Комиссар следственной полиции Пиге, наблюдавший за деятельностью иностранцев в Париже, уверенно заявил:
— Мы проверяли различные следы. Один за другим следы отпадали. Единственно возможным остался след советский.
— Какое впечатление произвел на вас генерал Кусонский? — спросил Шваб. — Верно ли, что он задержал адмирала Кедрова с тем, чтобы Скоблин мог сбежать?
— Своим поведением генерал Кусонский произвел на меня странное впечатление.
Отвечая на дальнейшие расспросы Шваба о свидетелях, со списком в руках, Пиге давал отличные аттестации одним, посредственные — другим и крайне отрицательные людям из офисины Завадского-Краснопольского.
Появление генерала Кусонского у барьера вызвало в зале волнение и любопытство. Опершись обеими руками о барьер, Кусонский повторил уже известный рассказ о его собственной роли в трагический день 22 сентября.
— Как боевой русский генерал, — с иронией в голосе сказал Дельгорг, — вы совершили ряд стратегических ошибок! Ваш начальник ушел на тайное свидание. Неужели записка, переданная с такими словами, не встревожила вас? Но есть другая ошибка, более серьезная: записка Миллера раскрыла вам Скоблина. Доказательство его лжи было в ваших руках. Если бы вы проявили больше сообразительности и проворства, то Скоблин сидел бы тут, рядом с женой! Ошибка, непростительная для доблестного генерала!
Смущенный Кусонский развел руками. Защитники Плевицкой засыпали его множеством вопросов.
— Зачем вы задержали адмирала Кедрова? Не для того ли, чтобы дать Скоблину возможность бежать?
— Прошло четырнадцать месяцев, и всех подробностей припомнить не могу, — с отчаянием в голосе ответил Кусонский.
— Стратегическая ошибка, — вздохнув, иронически заключил Дельгорг.
Сменяя один другого, у барьера отвечали на вопросы суда адмирал Кедров, полковник Мацылев, капитан Григуль.
9 декабря, на пятый день процесса, свидетельствовал генерал Шатилов.
— Считаете ли вы чету Скоблиных виновными? — спросил Дельгорг.

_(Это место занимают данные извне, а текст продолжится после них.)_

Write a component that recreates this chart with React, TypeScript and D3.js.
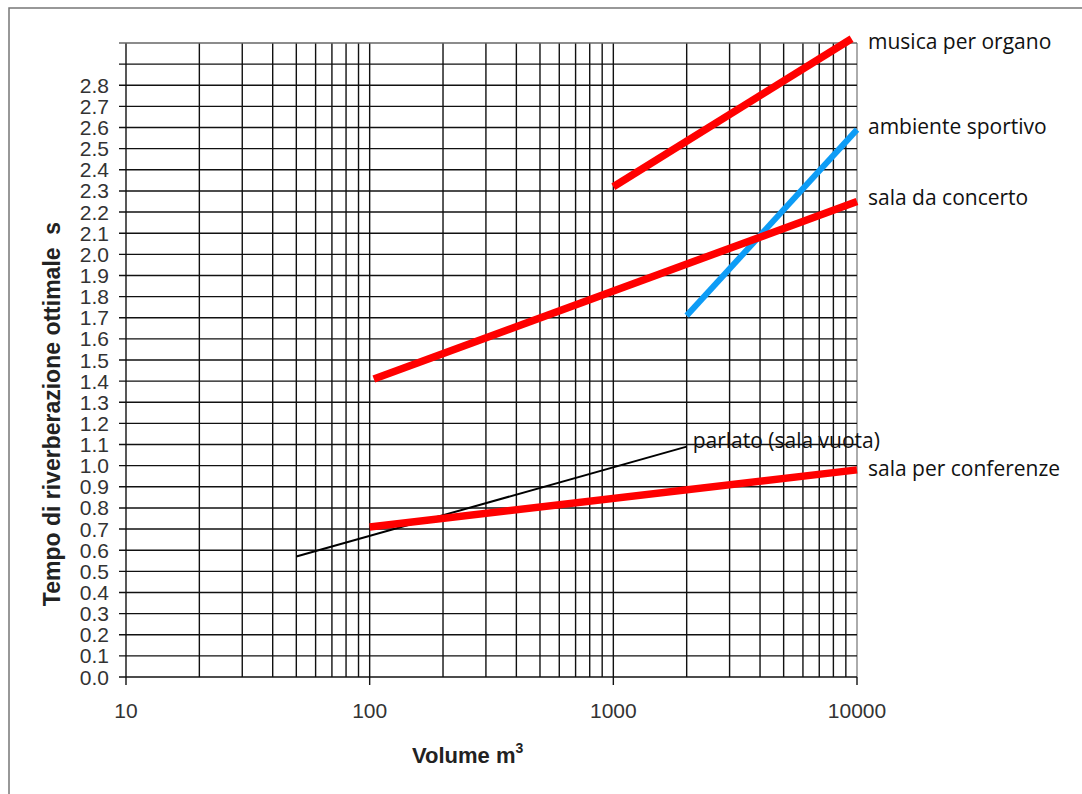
import React, { useEffect, useRef } from 'react';
import * as d3 from 'd3';

// x axis: room volume (m3), log scale
const volumeDomain = [10, 10000];
const volumeLabels = [10, 100, 1000, 10000];
// y axis: optimal reverberation time (s)
const timeDomain = [0, 3.0];
const timeGrid = [0, 0.1, 0.2, 0.3, 0.4, 0.5, 0.6, 0.7, 0.8, 0.9, 1.0, 1.1, 1.2, 1.3, 1.4, 1.5,
  1.6, 1.7, 1.8, 1.9, 2.0, 2.1, 2.2, 2.3, 2.4, 2.5, 2.6, 2.7, 2.8, 2.9, 3.0];
const timeLabels = [0, 0.1, 0.2, 0.3, 0.4, 0.5, 0.6, 0.7, 0.8, 0.9, 1.0, 1.1, 1.2, 1.3, 1.4, 1.5,
  1.6, 1.7, 1.8, 1.9, 2.0, 2.1, 2.2, 2.3, 2.4, 2.5, 2.6, 2.7, 2.8];

// series: [volume, time] end points
const musicaOrgano = [[1000, 2.32], [9500, 3.02]];
const ambienteSportivo = [[2000, 1.71], [10000, 2.59]];
const salaConcerto = [[104, 1.41], [10000, 2.25]];
const parlato = [[50, 0.57], [2000, 1.09]];
const salaConferenze = [[100, 0.71], [10000, 0.98]];

const seriesNames = ['musica per organo', 'ambiente sportivo', 'sala da concerto', 'parlato (sala vuota)', 'sala per conferenze'];
const seriesData = [musicaOrgano, ambienteSportivo, salaConcerto, parlato, salaConferenze];
const seriesColors = ['#ff0000', '#0d9cf6', '#ff0000', '#000000', '#ff0000'];
const seriesWidths = [7.5, 6, 7.5, 2, 7.5];
// label anchor [volume, time] for each series
const labelAnchors = [[10000, 3.0], [10000, 2.6], [10000, 2.26], [2000, 1.11], [10000, 0.98]];

const App = () => {
  const svgRef = useRef<SVGSVGElement>(null);

  useEffect(() => {
    const width = 1082;
    const height = 794;
    const margin = { top: 43, right: 225, bottom: 117, left: 126 };

    const svg = d3.select(svgRef.current);
    svg.selectAll('*').remove();
    svg.attr('width', width).attr('height', height);

    // outer frame
    svg.append('rect')
      .attr('x', 9).attr('y', 8)
      .attr('width', width + 20).attr('height', height + 20)
      .attr('fill', 'white')
      .attr('stroke', '#777')
      .attr('stroke-width', 1.5);

    const x = d3.scaleLog().domain(volumeDomain).range([margin.left, width - margin.right]);
    const y = d3.scaleLinear().domain(timeDomain).range([height - margin.bottom, margin.top]);

    const [x0, x1] = x.range();
    const [y0, y1] = y.range();

    const grid = svg.append('g').attr('stroke', '#111').attr('stroke-width', 1.4);

    // vertical grid (log minor lines)
    x.ticks().forEach(v => {
      grid.append('line')
        .attr('x1', x(v)).attr('x2', x(v))
        .attr('y1', y1).attr('y2', y0)
        .attr('stroke', v === 10000 ? '#888' : '#111');
    });

    // horizontal grid with small ticks to the left
    timeGrid.forEach(t => {
      grid.append('line')
        .attr('x1', x0 - 7).attr('x2', x1)
        .attr('y1', y(t)).attr('y2', y(t))
        .attr('stroke', t === 3.0 ? '#666' : '#111');
    });

    // decade ticks under the axis
    volumeLabels.forEach(v => {
      grid.append('line')
        .attr('x1', x(v)).attr('x2', x(v))
        .attr('y1', y0).attr('y2', y0 + 8);
    });

    // tick labels
    svg.append('g')
      .selectAll('text')
      .data(timeLabels)
      .join('text')
      .attr('x', x0 - 17)
      .attr('y', d => y(d) + 7.5)
      .attr('text-anchor', 'end')
      .attr('font-family', '"Liberation Sans", Arial, sans-serif')
      .attr('font-size', 21)
      .attr('fill', '#333')
      .text(d => d.toFixed(1));

    svg.append('g')
      .selectAll('text')
      .data(volumeLabels)
      .join('text')
      .attr('x', d => x(d))
      .attr('y', y0 + 41)
      .attr('text-anchor', 'middle')
      .attr('font-family', '"Liberation Sans", Arial, sans-serif')
      .attr('font-size', 21)
      .attr('fill', '#333')
      .text(d => String(d));

    // axis titles
    svg.append('text')
      .attr('transform', `translate(60, ${414}) rotate(-90)`)
      .attr('text-anchor', 'middle')
      .attr('font-family', '"Liberation Sans", Arial, sans-serif')
      .attr('font-weight', 'bold')
      .attr('font-size', 23)
      .attr('fill', '#222')
      .style('white-space', 'pre')
      .text('Tempo di riverberazione ottimale  s');

    const xt = svg.append('text')
      .attr('x', 412)
      .attr('y', 763)
      .attr('font-family', '"Liberation Sans", Arial, sans-serif')
      .attr('font-weight', 'bold')
      .attr('font-size', 22)
      .attr('fill', '#222');
    xt.append('tspan').text('Volume m');
    xt.append('tspan').attr('font-size', 14).attr('dy', -10).text('3');

    // series lines
    const line = d3.line<number[]>().x(d => x(d[0])).y(d => y(d[1]));
    seriesData.forEach((data, i) => {
      svg.append('path')
        .attr('d', line(data))
        .attr('fill', 'none')
        .attr('stroke', seriesColors[i])
        .attr('stroke-width', seriesWidths[i]);
    });

    // series labels
    labelAnchors.forEach((a, i) => {
      svg.append('text')
        .attr('x', x(a[0]) + (i === 3 ? 6 : 11))
        .attr('y', y(a[1]) + 6)
        .attr('font-family', '"Open Sans", "Noto Sans", sans-serif')
        .attr('font-size', 21)
        .attr('fill', '#111')
        .text(seriesNames[i]);
    });
  }, []);

  return (
    <div style={{ position: 'absolute', left: 0, top: 0 }}>
      <svg ref={svgRef} style={{ display: 'block' }}></svg>
    </div>
  );
};

export default App;
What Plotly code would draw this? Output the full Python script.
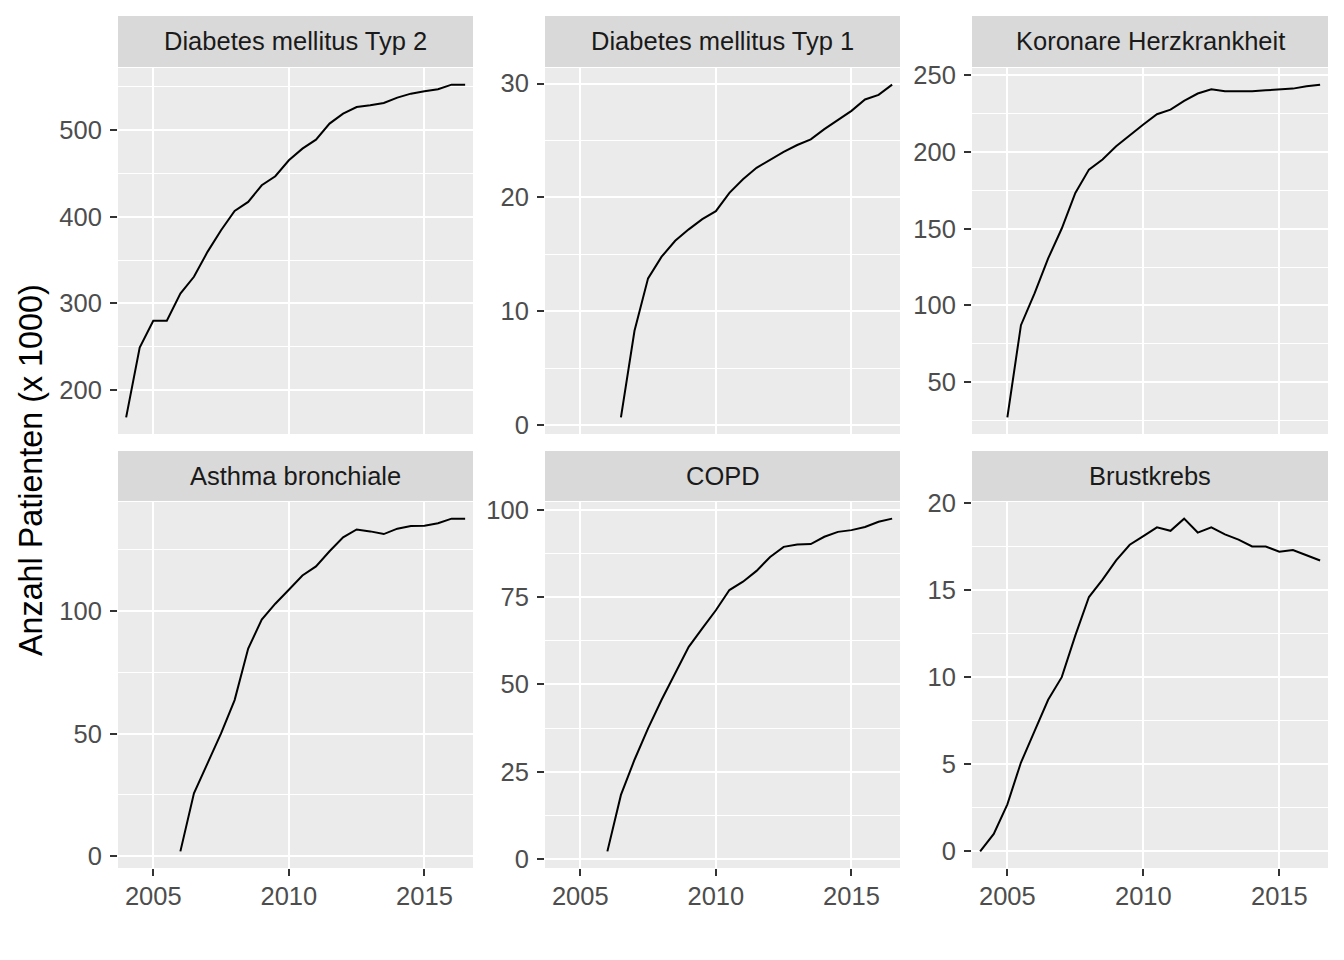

— В этом нет никаких сомнений. Плевицкая знала всё, что делал ее муж. Она была его злым гением. Ее влияние сказывалось решительно во всём: и в политике, и в полковых делах. Скоблин был прирожденным интриганом, он разжигал недовольство против генерала Миллера, обвиняя его в бездеятельности. Несомненно, он и в этом деле выполнял волю жены. Они оба — агенты ГПУ.
— Как относился генерал Миллер к Франции? — спросил А. Н. Стрельников.
— О, он любил Францию как вторую родину. В 1934 году он хотел уйти на покой с поста председателя РОВСа, но генералы убедили его остаться.
— После похищения генерала Кутепова Плевицкая ежедневно посещала мадам Кутепову и была в курсе расследования этого дела. Что вы можете сказать по этому поводу? — спросил Рибе.
— Да, она не покидала мадам Кутепову.
— Бывала она одна у мадам Кутеповой? — спросил Шваб.
— Нет, не одна. Бывали и другие дамы. А Плевицкую я заставал там каждый раз, когда приходил к генеральше.
Плевицкая, внимательно вслушиваясь в слова переводчика, повернулась лицом к присяжным. Отчеканивая каждое слово, она сказала:
— Нет, это не так. О похищении генерала Кутепова мы узнали в Озуар, за обедом. Никогда я не была дружна с Лидией Давыдовной Кутеповой и бывала у нее редко.
— Бывала редко до похищения, а после похищения не выходила из квартиры, — возразил Шатилов.
— Там на лестнице я впервые встретила этого типа! — гневно глядя на свидетеля, продолжала Плевицкая. — Когда я уходила, Лидия Давыдовна ругала его последними словами. Я тогда не знала, кто он такой, и спросила мужа. Он мне сказал — Шатилов. Я и подумала, до чего ж несимпатичный! А Кутепова сама звала, чтобы я приходила чаще.